Sept 26, 2011 (LBO) – Sri Lanka’s bond yields ended lower after seeing unusual volatility dealers said, while the rupee continued to be defended at 110.30 to the dollar in the spot market, dealers said. Sri Lanka’s interest rates have started to move after sustained defence of a dollar peg reduced excess liquidity in money markets.
In the forex market the spot dollar was quoted at the officially defended peg rate of 110.30 rupees amid strong demand, dealers.
The Central Bank’s Treasuries stock, which represents the acquisition of domestic assets to sterilize liquidity lost due to foreign reserve sales, topped 50 billion rupees to 51.6 billion rupees.

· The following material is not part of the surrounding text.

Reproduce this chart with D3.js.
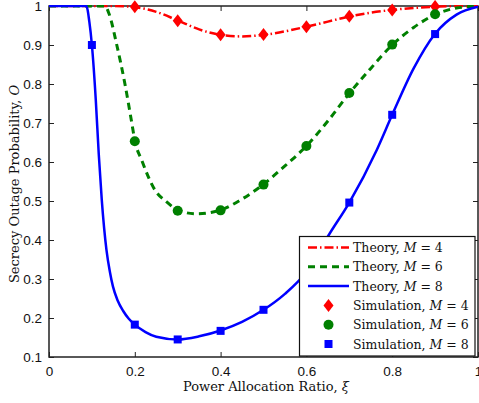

Excess liquidity in money market was 31.5 billion rupees.
A 2016 bond dropped to dropped to 8.72 percent Monday rose to 8.90 levels and ended the day around 8.82/82 lower than Friday’s closing of 8.90/95 levels.
A 2015 bond dropped to 8.60 percent at opening and closed higher at 8.68/73 percent, easing slightly from Friday’s highs.
“The movement was unseal and reflects the market power of larger players,” a dealer said. “It (volatility) gives opportunities for market players.”
A lower interest rate increases the value of the bond, and higher yield results in a capital loss.